Charts and diagrams as code:
* BEGIN *
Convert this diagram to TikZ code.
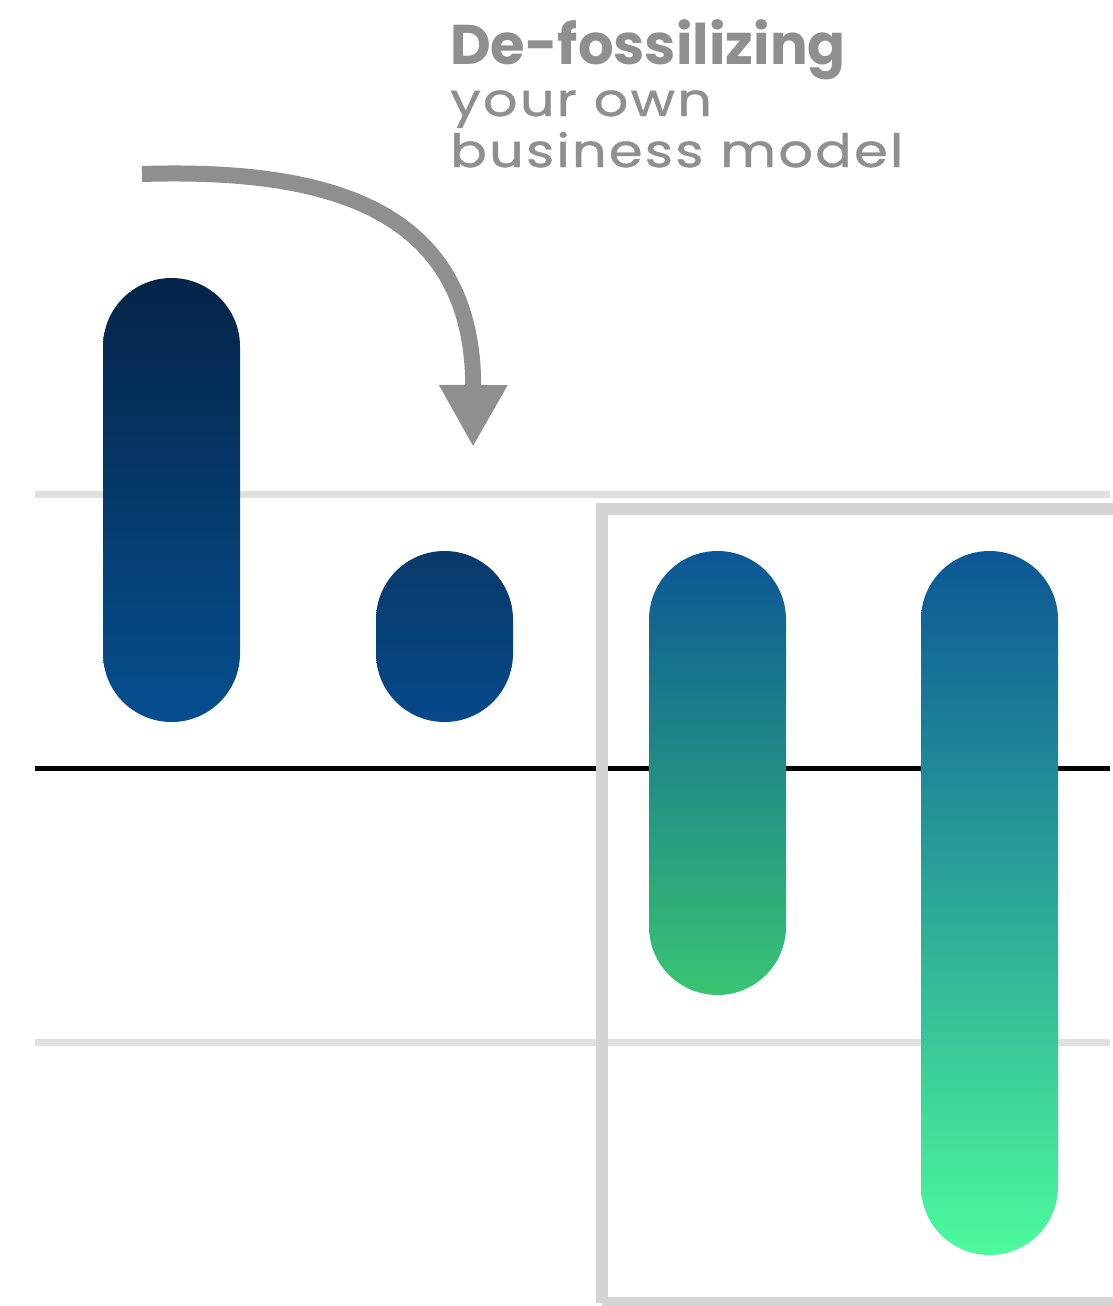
\documentclass[tikz,border=0pt]{standalone}
\usepackage{fontspec}
\setmainfont{Poppins}
\usetikzlibrary{arrows.meta}
\definecolor{txtgray}{HTML}{8F8F8F}
\definecolor{rulegray}{HTML}{E0E0E0}
\definecolor{boxgray}{HTML}{D4D4D4}
\newcommand{\subline}[1]{\scalebox{1.18}[1]{\addfontfeatures{LetterSpace=4,FakeBold=0.8}#1}}

\begin{document}
\begin{tikzpicture}[x=1pt,y=-1pt,
	pill/.style={draw=none,rounded corners=68.5pt,minimum width=137pt,inner sep=0pt},
	grid/.style={rulegray,line width=7pt},
	move/.style={txtgray,line width=16pt,-{Triangle[length=62pt,width=64pt]}},
	title/.style={txtgray,anchor=base west,inner sep=0pt}]
	\useasboundingbox (0,0) rectangle (1112,1306);

	\coordinate (gl) at (35,494);   \coordinate (gr) at (1110,494);
	\coordinate (hl) at (35,1042);  \coordinate (hr) at (1110,1042);
	\coordinate (zl) at (35,768);   \coordinate (zr) at (1110,768);
	\draw[grid] (gl) -- (gr);
	\draw[grid] (hl) -- (hr);
	\draw[black,line width=5pt] (zl) -- (zr);
	\draw[boxgray,line width=12pt] (602,1303) -- (602,509) -- (1140,509);
	\draw[boxgray,line width=12pt] (602,1303) -- (1140,1303);

	\node[pill,minimum height=444pt,top color={rgb,255:red,5;green,36;blue,72},
		bottom color={rgb,255:red,5;green,79;blue,143}] (old) at (171.5,500) {};
	\node[pill,minimum height=171pt,top color={rgb,255:red,9;green,57;blue,105},
		bottom color={rgb,255:red,6;green,73;blue,138}] (shrunk) at (444.5,636.5) {};
	\node[pill,minimum height=444pt,top color={rgb,255:red,11;green,86;blue,150},
		middle color={rgb,255:red,29;green,126;blue,128},
		bottom color={rgb,255:red,57;green,196;blue,115}] (newA) at (717.5,773) {};
	\node[pill,minimum height=704pt,top color={rgb,255:red,12;green,86;blue,149},
		middle color={rgb,255:red,35;green,153;blue,154},
		bottom color={rgb,255:red,77;green,250;blue,155}] (newB) at (989.5,903) {};

	\coordinate (from) at (142,174);
	\coordinate (to) at (473,447);
	\draw[move] (from) .. controls (335,168) and (474,212) .. (to);

	\node[title,font=\fontsize{56}{60}\selectfont\bfseries] (t1) at (450,65) {De-fossilizing};
	\node[title,font=\fontsize{46}{50}\selectfont] (t2) at (450,116) {\subline{your own}};
	\node[title,font=\fontsize{46}{50}\selectfont] (t3) at (450,167) {\subline{business model}};
\end{tikzpicture}
\end{document}
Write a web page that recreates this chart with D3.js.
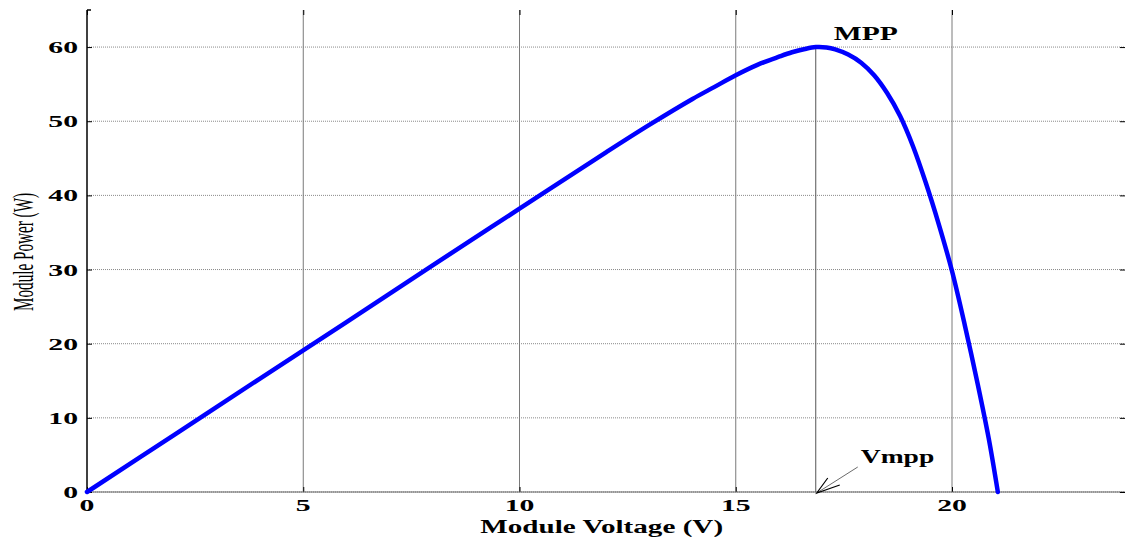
<!DOCTYPE html>
<html>
<head>
<meta charset="utf-8">
<script src="https://cdn.jsdelivr.net/npm/d3@7"></script>
<style>
  body { margin: 0; background: #fff; }
  svg text { font-family: "Liberation Serif", "Times New Roman", serif; }
</style>
</head>
<body>
<div id="chart"></div>
<script>
// values
var voltage = [0, 2, 4, 6, 8, 10, 12, 13, 14, 14.5, 15, 15.5, 16, 16.3, 16.6, 16.85, 17.1, 17.3, 17.6, 17.9,
               18.2, 18.5, 18.8, 19.1, 19.4, 19.7, 20.0, 20.3, 20.6, 20.85, 21.06];
var power   = [0, 7.65, 15.3, 22.9, 30.6, 38.2, 45.8, 49.5, 53.0, 54.6, 56.2, 57.6, 58.7, 59.3, 59.75, 60.0, 59.95, 59.7, 59.0, 57.9,
               56.2, 53.8, 50.7, 46.6, 41.6, 36.0, 29.8, 22.4, 14.4, 7.2, 0];
var xTicks = [0, 5, 10, 15, 20];
var yTicks = [0, 10, 20, 30, 40, 50, 60];
var mpp = {v: 16.85, p: 60};

var W = 1128, H = 540;
var margin = {left: 87, right: 3, top: 10, bottom: 48};
var width = W - margin.left - margin.right, height = H - margin.top - margin.bottom;

var svg = d3.select("#chart").append("svg")
    .attr("width", W).attr("height", H);
var g = svg.append("g")
    .attr("transform", "translate(" + margin.left + "," + margin.top + ")");

var x = d3.scaleLinear().domain([0, 24]).range([0, width]);
var y = d3.scaleLinear().domain([0, 65]).range([height, 0]);

// the picture was stretched sideways, so the text is too
function wideText(parent, tx, ty, sx, sy, str) {
    return parent.append("text")
        .attr("transform", "translate(" + tx + "," + ty + ") scale(" + sx + "," + sy + ")")
        .text(str);
}

// grid
g.selectAll(".hgrid").data(yTicks).enter().append("line")
    .attr("x1", 0).attr("x2", width)
    .attr("y1", function(d) { return y(d); }).attr("y2", function(d) { return y(d); })
    .attr("stroke", "#8a8a8a").attr("stroke-width", 1).attr("stroke-dasharray", "1,1");
g.selectAll(".vgrid").data(xTicks.slice(1)).enter().append("line")
    .attr("y1", 0).attr("y2", height)
    .attr("x1", function(d) { return x(d); }).attr("x2", function(d) { return x(d); })
    .attr("stroke", "#7a7a7a").attr("stroke-width", 1);

// MPP drop line
g.append("line")
    .attr("x1", x(mpp.v)).attr("x2", x(mpp.v))
    .attr("y1", y(mpp.p)).attr("y2", height)
    .attr("stroke", "#555").attr("stroke-width", 1);

// axes (inward ticks, MATLAB style)
var bottom = g.append("g").attr("transform", "translate(0," + height + ")")
    .call(d3.axisBottom(x).tickValues(xTicks).tickSizeInner(-5).tickSizeOuter(0).tickFormat(""));
var left = g.append("g")
    .call(d3.axisLeft(y).tickValues(yTicks).tickSizeInner(-5).tickSizeOuter(0).tickFormat(""));
g.append("g").attr("transform", "translate(" + width + ",0)")
    .call(d3.axisRight(y).tickValues(yTicks).tickSizeInner(-5).tickSizeOuter(0).tickFormat(""));
g.append("g")
    .call(d3.axisTop(x).tickValues(xTicks).tickSizeInner(-5).tickSizeOuter(0).tickFormat(""));
g.selectAll(".domain").attr("stroke", "none");
g.selectAll(".tick line").attr("stroke", "#000");

bottom.append("line").attr("x1", 0).attr("x2", width).attr("stroke", "#666").attr("stroke-width", 1.2);
left.append("line").attr("y1", 0).attr("y2", height).attr("stroke", "#000").attr("stroke-width", 1.5);
left.append("line").attr("x1", 0).attr("x2", 4).attr("stroke", "#000").attr("stroke-width", 1.5);

// tick labels
var tickFont = {size: 17, sx: 1.75};
xTicks.forEach(function(d) {
    wideText(g, x(d), height + 19, tickFont.sx, 1, d)
        .attr("text-anchor", "middle").attr("font-weight", "bold").attr("font-size", tickFont.size);
});
yTicks.forEach(function(d) {
    wideText(g, -9, y(d) + 6, tickFont.sx, 1, d)
        .attr("text-anchor", "end").attr("font-weight", "bold").attr("font-size", tickFont.size);
});

// curve
var pts = voltage.map(function(v, i) { return [v, power[i]]; });
g.append("path").datum(pts)
    .attr("fill", "none").attr("stroke", "#0000ff").attr("stroke-width", 4.5)
    .attr("stroke-linejoin", "round").attr("stroke-linecap", "round")
    .attr("d", d3.line().curve(d3.curveCatmullRom.alpha(0.5))
        .x(function(d) { return x(d[0]); }).y(function(d) { return y(d[1]); }));

// annotations
wideText(g, x(mpp.v) + 50, y(mpp.p) - 7, 1.56, 1, "MPP")
    .attr("text-anchor", "middle").attr("font-weight", "bold").attr("font-size", 19);
wideText(g, x(mpp.v) + 45, height - 29, 1.45, 1, "Vmpp")
    .attr("font-weight", "bold").attr("font-size", 19);
var ax = x(mpp.v) + 1, ay = height + 1;
g.append("line").attr("x1", x(mpp.v) + 42).attr("y1", height - 25).attr("x2", ax).attr("y2", ay)
    .attr("stroke", "#444").attr("stroke-width", 0.8);
g.append("path")
    .attr("d", "M" + (ax + 11) + "," + (ay - 15) + " L" + ax + "," + ay + " L" + (ax + 23) + "," + (ay - 8))
    .attr("fill", "none").attr("stroke", "#000").attr("stroke-width", 1.2);

// axis labels
wideText(svg, margin.left + x(11.9), 533, 1.62, 1, "Module Voltage (V)")
    .attr("text-anchor", "middle").attr("font-weight", "bold").attr("font-size", 18);
svg.append("text")
    .attr("transform", "translate(33,252) rotate(-90) scale(0.8,1.55)")
    .attr("text-anchor", "middle").attr("font-size", 19)
    .text("Module Power (W)");
</script>
</body>
</html>
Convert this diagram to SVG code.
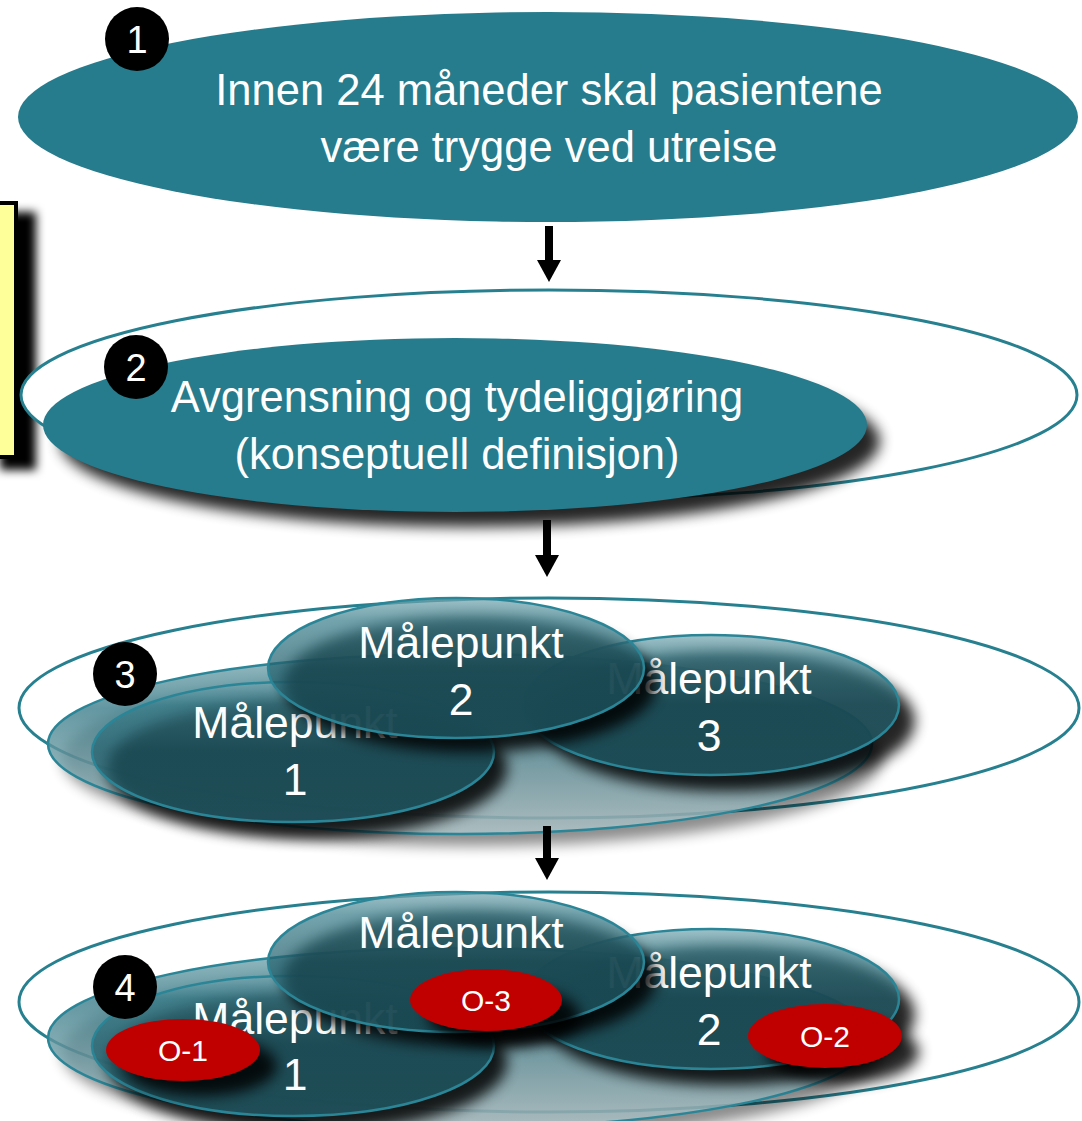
* END *
* [REQUIRED WORK]
Take the lines above from the top of the records through the one with "(474,212) .. (to);" and repeat them exactly, without any pictures.

* [SOLVED PROBLEM]
Convert this diagram to TikZ code.
\documentclass[tikz,border=0pt]{standalone}
\usepackage{fontspec}
\setmainfont{Poppins}
\usetikzlibrary{arrows.meta}
\definecolor{txtgray}{HTML}{8F8F8F}
\definecolor{rulegray}{HTML}{E0E0E0}
\definecolor{boxgray}{HTML}{D4D4D4}
\newcommand{\subline}[1]{\scalebox{1.18}[1]{\addfontfeatures{LetterSpace=4,FakeBold=0.8}#1}}

\begin{document}
\begin{tikzpicture}[x=1pt,y=-1pt,
	pill/.style={draw=none,rounded corners=68.5pt,minimum width=137pt,inner sep=0pt},
	grid/.style={rulegray,line width=7pt},
	move/.style={txtgray,line width=16pt,-{Triangle[length=62pt,width=64pt]}},
	title/.style={txtgray,anchor=base west,inner sep=0pt}]
	\useasboundingbox (0,0) rectangle (1112,1306);

	\coordinate (gl) at (35,494);   \coordinate (gr) at (1110,494);
	\coordinate (hl) at (35,1042);  \coordinate (hr) at (1110,1042);
	\coordinate (zl) at (35,768);   \coordinate (zr) at (1110,768);
	\draw[grid] (gl) -- (gr);
	\draw[grid] (hl) -- (hr);
	\draw[black,line width=5pt] (zl) -- (zr);
	\draw[boxgray,line width=12pt] (602,1303) -- (602,509) -- (1140,509);
	\draw[boxgray,line width=12pt] (602,1303) -- (1140,1303);

	\node[pill,minimum height=444pt,top color={rgb,255:red,5;green,36;blue,72},
		bottom color={rgb,255:red,5;green,79;blue,143}] (old) at (171.5,500) {};
	\node[pill,minimum height=171pt,top color={rgb,255:red,9;green,57;blue,105},
		bottom color={rgb,255:red,6;green,73;blue,138}] (shrunk) at (444.5,636.5) {};
	\node[pill,minimum height=444pt,top color={rgb,255:red,11;green,86;blue,150},
		middle color={rgb,255:red,29;green,126;blue,128},
		bottom color={rgb,255:red,57;green,196;blue,115}] (newA) at (717.5,773) {};
	\node[pill,minimum height=704pt,top color={rgb,255:red,12;green,86;blue,149},
		middle color={rgb,255:red,35;green,153;blue,154},
		bottom color={rgb,255:red,77;green,250;blue,155}] (newB) at (989.5,903) {};

	\coordinate (from) at (142,174);
	\coordinate (to) at (473,447);
	\draw[move] (from) .. controls (335,168) and (474,212) .. (to);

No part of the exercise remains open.